Neasa Ní Chianáin and Declan J McGrath’s Young Plato for Aisling Productions centres on a visionary headmaster who aims to ignite hope in a battered community in Belfast’s Ardoyne Estate, while Different League: A Derry City Story is director Guy King’s story of the city’s football club for State of Grace productions.
Even earlier in the works from Northern Ireland filmmakers are Kathryn Ferguson’s Nothing Compares, about singer Sinead O’Connor that is being produced by Tara Film and is now in pre-production, and Gambit Pictures’ I Dream In Photos about the work of Pulitzer Prize-winning photojournalist Cathal McNaughton. It is being directed by Ollie Aslin and Gary Lennon. Also in development is Margo Harkin’s Limbo about the scandal surrounding Ireland’s mother and baby homes that is produced by Besom Productions.
According to Sloan, Northern Ireland has a strong association with non-fiction filmmaking, long championed by the Belfast Film Festival. “The festival has a long history of showing politically-engaged films coming out of our quite unique history. A lot of international nonfiction filmmakers have come here over the years to make films. That’s accelerated the nonfiction world here.”
Local support
Northern Ireland Screen runs an annual call for applications to develop feature documentaries. Among its other incentives are The Irish Language Broadcast Fund (ILBF) which was set up with the dual aim of funding Irish-language content of high quality and of fostering the Irish-speaking independent production sector in Northern Ireland. Projects supported include Michael Fanning’s Oscar-longlisted feature Rocky Ros Muc.

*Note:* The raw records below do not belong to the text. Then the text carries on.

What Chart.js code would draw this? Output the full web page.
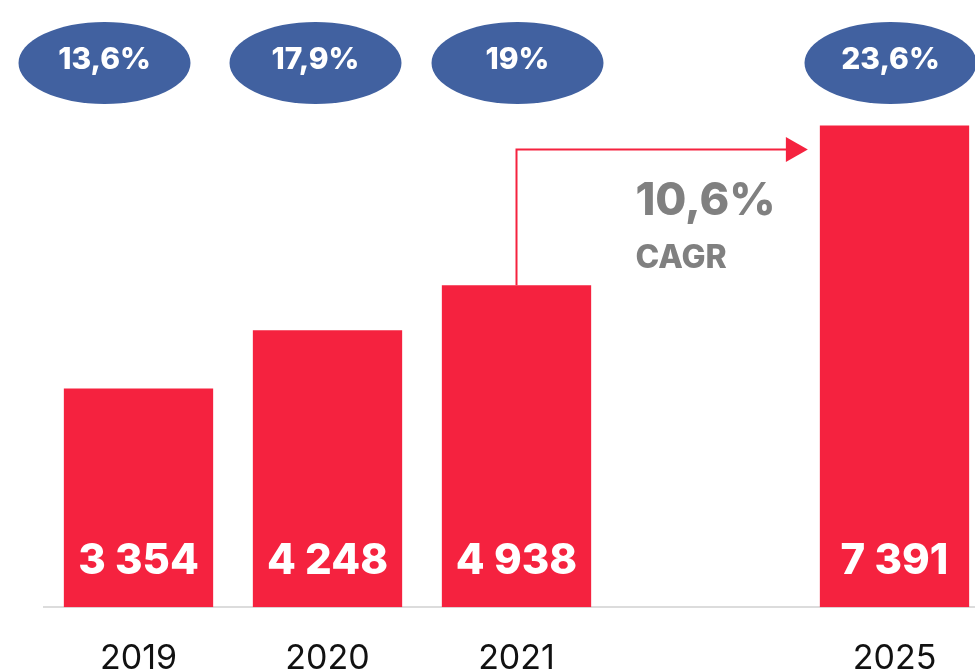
<!DOCTYPE html>
<html>
<head>
<meta charset="utf-8">
<script src="https://cdn.jsdelivr.net/npm/chart.js@4.4.1/dist/chart.umd.min.js"></script>
<style>
  html, body { margin: 0; padding: 0; background: #fff; overflow: hidden; }
  #wrap { width: 990px; height: 710px; }
</style>
</head>
<body>
<div id="wrap"><canvas id="my-chart" width="990" height="710"></canvas></div>
<script>
'use strict';

// ******DATA******
let years = ['2019', '2020', '2021', '', '2025'];
let volumes = [3354, 4248, 4938, null, 7391];
let shares = ['13,6%', '17,9%', '19%', null, '23,6%'];
let cagrText = '10,6%';

// ******STYLE******
let barRed = '#F5223F';
let badgeBlue = '#4161A0';
let badgeShift = [-34, -12, 1, 0, -4];
let fontName = 'Inter, Lato, sans-serif';

let canvasElem = document.getElementById('my-chart').getContext('2d');

// draws ellipses with shares, the value labels and the CAGR arrow
let extrasPlugin = {
  id: 'extras',
  afterDatasetsDraw(chart) {
    let ctx = chart.ctx;
    let meta = chart.getDatasetMeta(0);
    let yScale = chart.scales.y;
    let base = yScale.getPixelForValue(0);

    ctx.save();
    // value labels inside bars
    ctx.fillStyle = '#fff';
    ctx.font = '800 42px ' + fontName;
    ctx.textAlign = 'center';
    ctx.textBaseline = 'middle';
    for (let i = 0; i < volumes.length; i++) {
      if (volumes[i] === null) continue;
      let bar = meta.data[i];
      let txt = volumes[i].toLocaleString('fr-FR').replace(/\s/g, ' ');
      ctx.fillText(txt, bar.x, base - 46);
    }

    // share badges
    for (let i = 0; i < shares.length; i++) {
      if (shares[i] === null) continue;
      let cx = meta.data[i].x + badgeShift[i];
      ctx.fillStyle = badgeBlue;
      ctx.beginPath();
      ctx.ellipse(cx, 63, 86, 41, 0, 0, Math.PI * 2);
      ctx.fill();
      ctx.fillStyle = '#fff';
      ctx.font = '800 30px ' + fontName;
      ctx.fillText(shares[i], cx, 60);
    }

    // CAGR arrow from 2021 to 2025
    let from = meta.data[2];
    let to = meta.data[4];
    let lineY = to.y + 24;
    let tipX = to.x - to.width / 2 - 12;
    ctx.strokeStyle = barRed;
    ctx.lineWidth = 2;
    ctx.beginPath();
    ctx.moveTo(from.x, from.y);
    ctx.lineTo(from.x, lineY);
    ctx.lineTo(tipX - 20, lineY);
    ctx.stroke();
    ctx.fillStyle = barRed;
    ctx.beginPath();
    ctx.moveTo(tipX - 22, lineY - 12.5);
    ctx.lineTo(tipX, lineY);
    ctx.lineTo(tipX - 22, lineY + 12.5);
    ctx.closePath();
    ctx.fill();

    // CAGR text centered on the empty slot
    let gapX = chart.scales.x.getPixelForValue(3);
    ctx.fillStyle = '#808080';
    ctx.font = '800 45px ' + fontName;
    let w = ctx.measureText(cagrText).width;
    ctx.textAlign = 'left';
    ctx.textBaseline = 'alphabetic';
    ctx.fillText(cagrText, gapX - w / 2, 215);
    ctx.font = '800 32px ' + fontName;
    ctx.fillText('CAGR', gapX - w / 2, 268);
    ctx.restore();
  }
};

let myChartObj = {
  type: 'bar',
  data: {
    labels: years,
    datasets: [{
      data: volumes,
      backgroundColor: barRed,
      borderWidth: 0,
      categoryPercentage: 1,
      barPercentage: 0.79
    }]
  },
  options: {
    responsive: false,
    animation: false,
    layout: {
      padding: { left: 44, right: 1, top: 0, bottom: 0 }
    },
    plugins: {
      legend: { display: false },
      tooltip: { enabled: false }
    },
    scales: {
      x: {
        grid: { display: false, drawTicks: false },
        border: { display: true, color: '#dcdcdc', width: 2 },
        ticks: {
          color: '#111',
          padding: 31,
          font: { family: fontName, size: 34, weight: 400 }
        }
      },
      y: {
        display: false,
        min: 0,
        max: 9316
      }
    }
  },
  plugins: [extrasPlugin]
};

new Chart(canvasElem, myChartObj);
</script>
</body>
</html>
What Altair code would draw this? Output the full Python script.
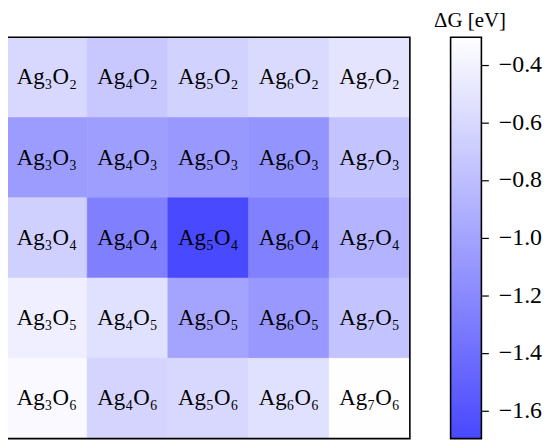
import altair as alt
import pandas as pd

# ---- data ----
ag_counts = [3, 4, 5, 6, 7]          # columns
o_counts = [2, 3, 4, 5, 6]           # rows (top to bottom)
dG_O2 = [-0.60, -0.72, -0.65, -0.59, -0.51]
dG_O3 = [-1.06, -1.04, -1.09, -1.12, -0.76]
dG_O4 = [-0.66, -1.27, -1.69, -1.26, -0.88]
dG_O5 = [-0.43, -0.54, -1.00, -1.09, -0.76]
dG_O6 = [-0.35, -0.63, -0.60, -0.54, -0.31]
dG_rows = [dG_O2, dG_O3, dG_O4, dG_O5, dG_O6]

cbar_ticks = [-1.6, -1.4, -1.2, -1.0, -0.8, -0.6, -0.4]
vmin, vmax = -1.697, -0.305
color_lo, color_hi = "#4848ff", "#ffffff"
cbar_title = "ΔG [eV]"

FONT = "Liberation Serif"
SUB = str.maketrans("0123456789", "₀₁₂₃₄₅₆₇₈₉")
W, H, CW = 406, 404, 31

records = []
for o, vals in zip(o_counts, dG_rows):
    for a, v in zip(ag_counts, vals):
        records.append({"ag": a, "o": o, "dG": v,
                        "label": f"Ag{a}O{o}".translate(SUB)})
df = pd.DataFrame(records)

cscale = alt.Scale(domain=[vmin, vmax], range=[color_lo, color_hi],
                   interpolate="rgb")

base = alt.Chart(df).encode(
    x=alt.X("ag:O", axis=None, sort=ag_counts,
            scale=alt.Scale(paddingInner=0, paddingOuter=0)),
    y=alt.Y("o:O", axis=None, sort=o_counts,
            scale=alt.Scale(paddingInner=0, paddingOuter=0)),
)
rect = base.mark_rect(strokeWidth=0.6).encode(
    color=alt.Color("dG:Q", scale=cscale, legend=None),
    stroke=alt.Stroke("dG:Q", scale=cscale, legend=None),
)
text = base.mark_text(font=FONT, fontSize=23, color="black",
                      baseline="middle").encode(text="label:N")

frame_df = pd.DataFrame({"f": [0]})
frame_heat = alt.Chart(frame_df).mark_rect(
    filled=False, stroke="black", strokeWidth=1.6
).encode(x=alt.value(0), x2=alt.value(W), y=alt.value(0), y2=alt.value(H))

heat = (rect + text + frame_heat).properties(width=W, height=H)

cbar_df = pd.DataFrame({"lo": [vmin], "hi": [vmax]})
cbar_rect = alt.Chart(cbar_df).mark_rect(
    color=alt.LinearGradient(
        gradient="linear",
        stops=[alt.GradientStop(color=color_lo, offset=0),
               alt.GradientStop(color=color_hi, offset=1)],
        x1=0, x2=0, y1=1, y2=0)
).encode(
    y=alt.Y("lo:Q",
            scale=alt.Scale(domain=[vmin, vmax], nice=False, zero=False),
            axis=alt.Axis(orient="right", values=cbar_ticks, format=".1f",
                          title=cbar_title, titleAngle=0, titleX=-12,
                          titleY=-11, titleAlign="center",
                          titleBaseline="alphabetic")),
    y2="hi:Q",
)
frame_cbar = alt.Chart(frame_df).mark_rect(
    filled=False, stroke="black", strokeWidth=1.6
).encode(x=alt.value(0), x2=alt.value(CW), y=alt.value(0), y2=alt.value(H))
cbar = (cbar_rect + frame_cbar).properties(width=CW, height=H)

chart = alt.hconcat(heat, cbar, spacing=41, bounds="flush").properties(
    padding={"left": -2.5, "top": 0, "right": 0, "bottom": 0}
).configure_view(
    stroke=None
).configure_axis(
    labelFont=FONT, labelFontSize=24, labelColor="black",
    tickColor="black", tickSize=7, tickWidth=1.2, labelPadding=10,
    domain=False, grid=False,
    titleFont=FONT, titleFontSize=21, titleFontWeight="normal",
    titleColor="black",
)

chart.save("out.html", embed_options={"renderer": "svg", "actions": False})
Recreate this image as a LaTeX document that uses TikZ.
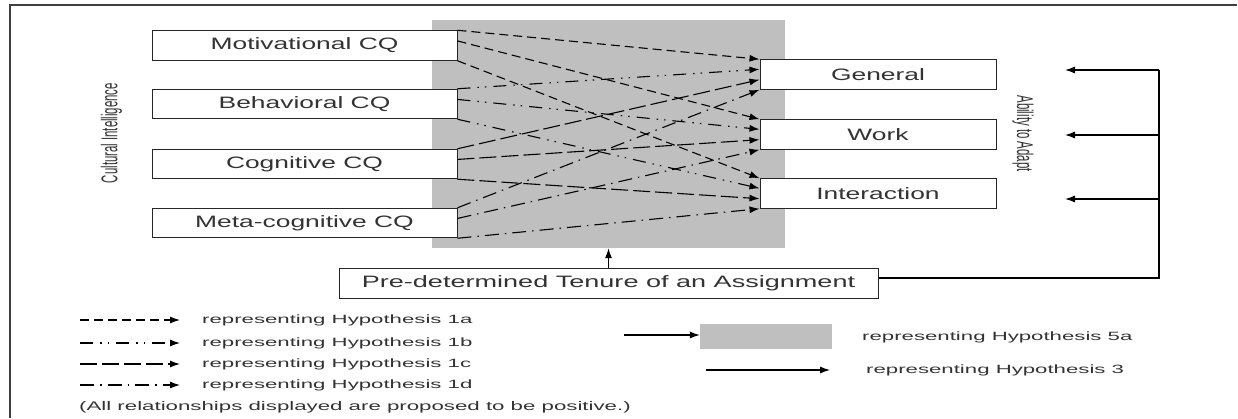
\documentclass[tikz,border=0pt]{standalone}
\usepackage{graphicx}
\usepackage{fontspec}
\setmainfont{Liberation Sans}
\usetikzlibrary{arrows.meta,calc,positioning}
\newcommand{\hstretch}[2]{\scalebox{#1}[1]{#2}}
\newcommand{\vstretch}[2]{\scalebox{1}[#1]{#2}}
\tikzset{
    cqbox/.style={draw=black!85,line width=1pt,fill=white,inner sep=0pt,
        minimum width=305pt,minimum height=29.5pt,text=black!80,
        font=\fontsize{16.5}{18}\selectfont},
    adbox/.style={cqbox,minimum width=236pt},
    tip/.style={-{Latex[length=10pt,width=7pt]},line width=1.1pt},
    h1a/.style={tip,dash pattern=on 9pt off 5pt},
    h1b/.style={tip,dash pattern=on 13pt off 7pt on 1.5pt off 6pt on 1.5pt off 7pt},
    h1c/.style={tip,dash pattern=on 17pt off 5pt},
    h1d/.style={tip,dash pattern=on 14pt off 6pt on 1.5pt off 6pt},
    keytext/.style={anchor=west,inner sep=0pt,text=black!80,
        font=\fontsize{12}{14}\selectfont},
    sidetext/.style={inner sep=0pt,text=black!80,font=\fontsize{11.4}{13}\selectfont}
}
\begin{document}
\begin{tikzpicture}[x=1pt,y=-1pt]
    \useasboundingbox (0,0) rectangle (1238,418);
    \draw[black!75,line width=1.2pt] (10,418)--(10,5)--(1237,5);
    \node[fill=black!25,inner sep=0pt,minimum width=353pt,minimum height=228pt] (mod) at (608.5,134) {};
    \foreach \n/\y/\t in {mot/45.5/Motivational CQ,beh/104/Behavioral CQ,
            cog/164/Cognitive CQ,meta/223/Meta-cognitive CQ}
        \node[cqbox] (\n) at (304.5,\y) {\hstretch{1.6}{\t}};
    \foreach \n/\y/\t in {gen/74.5/General,work/134.5/Work,inter/193.5/Interaction}
        \node[adbox] (\n) at (878,\y) {\hstretch{1.6}{\t}};
    \foreach \s/\a/\h in {mot/0/h1a,beh/0.33/h1b,cog/0.67/h1c,meta/1/h1d}
        \foreach \r/\b in {gen/0,work/0.35,inter/1}
            \draw[\h] ($(\s.north east)!\b!(\s.south east)$)--($(\r.north west)!\a!(\r.south west)$);
    \node[sidetext,rotate=90] (ci) at (111.5,133) {\vstretch{2}{Cultural Intelligence}};
    \node[sidetext,rotate=-90] (ata) at (1023,133.5) {\vstretch{2}{Ability to Adapt}};
    \node[cqbox,minimum width=539pt,minimum height=30pt] (tenure) at (608.5,283)
        {\hstretch{1.64}{Pre-determined Tenure of an Assignment}};
    \draw[tip] (tenure.north)--(tenure.north |- mod.south);
    \coordinate (fb) at (1159,278);
    \draw[line width=1.1pt] (tenure.east |- fb)--(fb)--(1159,70);
    \foreach \n/\y in {gen/70,work/135,inter/199}{
        \coordinate (fb-\n) at (1159,\y);
        \draw[tip] (fb-\n)--++(-94,0);
    }
    \foreach \h/\y/\t in {h1a/320/1a,h1b/343/1b,h1c/364/1c,h1d/385/1d}{
        \coordinate (k\t) at (80,\y);
        \draw[\h] (k\t)--++(100,0);
        \node[keytext] (t\t) at (202,\y) {\hstretch{1.85}{representing Hypothesis \t}};
    }
    \node[fill=black!25,inner sep=0pt,minimum width=132pt,minimum height=25pt] (k5a) at (766,336.5) {};
    \coordinate (k5s) at (624,335);
    \draw[tip] (k5s)--(k5s -| k5a.west);
    \node[keytext] (t5a) at (862,337) {\hstretch{1.85}{representing Hypothesis 5a}};
    \coordinate (k3) at (706,370);
    \draw[tip] (k3)--++(124,0);
    \node[keytext] (t3) at (866,370) {\hstretch{1.85}{representing Hypothesis 3}};
    \node[keytext,font=\fontsize{12.5}{14}\selectfont] (note) at (79,407)
        {\hstretch{1.78}{(All relationships displayed are proposed to be positive.)}};
\end{tikzpicture}
\end{document}
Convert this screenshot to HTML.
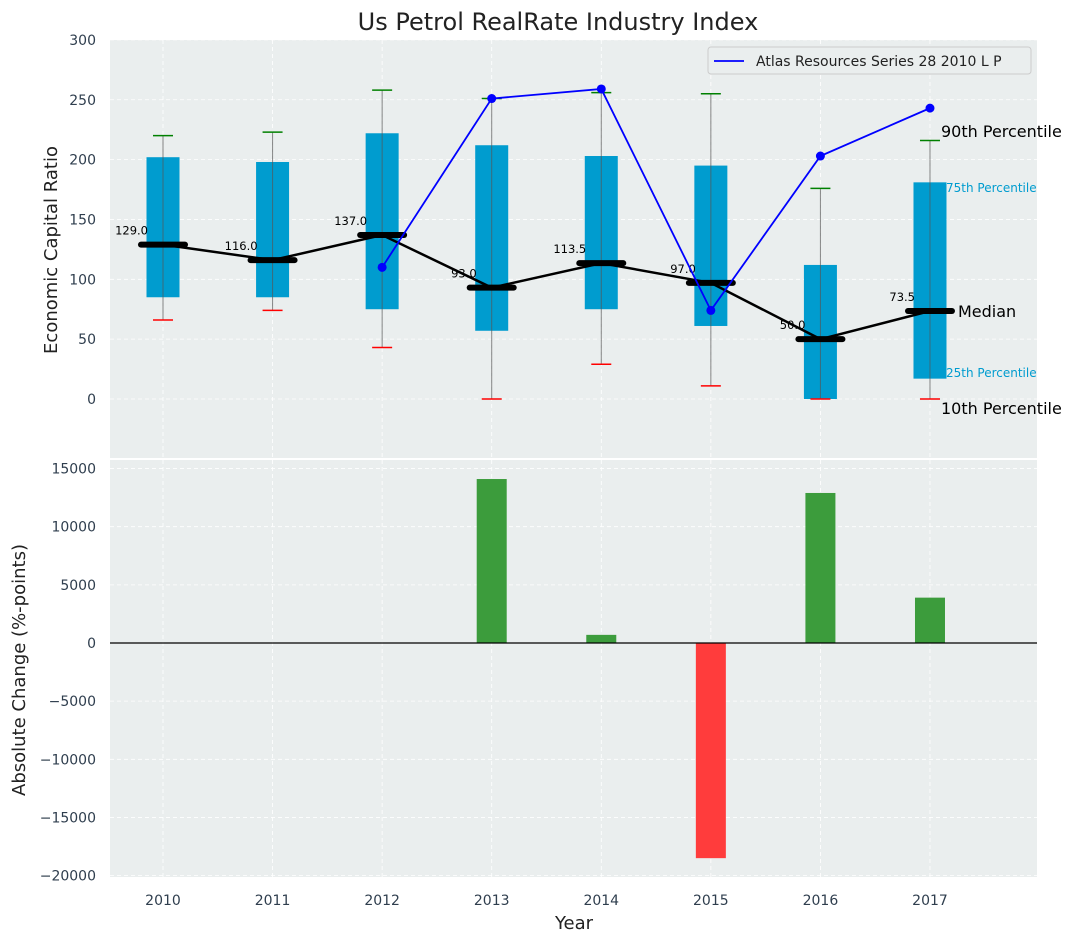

Like the Republic of Ireland, which has recently seen an increase in Irish-language filmmaking, Docs Ireland’s Sloan believes this is an enduring trend. Docs Ireland features two Irish-language features this year: The Queen Vs Patrick O’Donnell recounts the true story of the man who shot an informer in 1800s South Africa and Women Of The Pipes looks at the history of women pipers in Ireland over the past 150 years.
“It is a really brilliant film,” says Sloan of the latter. “It traces the pipes themselves and the history of the physical pipes themselves, because sometimes they get passed not even through generations of the same family, but generations of the same pipers. So even the artefacts themselves are part of the story. We’re having a performance by some of the pipers in the Black Box [arts venue] as part of our screening.”
The other films screening at the festival by local documentarians include Brendan Byrne’s Debut, about musician Ryan McMullen, and Teresa Lavina’s Untold Secrets, an account of the conditions of and lives spent in a mother and baby home in the west of Ireland.
Activism is a theme of this year’s festival, and the international programme includes Ken Fero’s Ultraviolence, which highlights the deaths of people in police custody in the UK, and their families’ struggles for justice. Lucy Parker’s Soliditary, about the experiences of workers blacklisted for protest, is also screening at the festival.
The festival opens on August 25th with Bert Stern and Aram Avakian’s restored 1958 classic, Jazz On A Summer’s Day, screening at Belfast’s Hidden Huntley Walled Garden. “It’s one of those films that’s pure joy,” said Sloan. You’re transported back into a summer festival in 1958, and you can just forget about the world for an hour and a half.”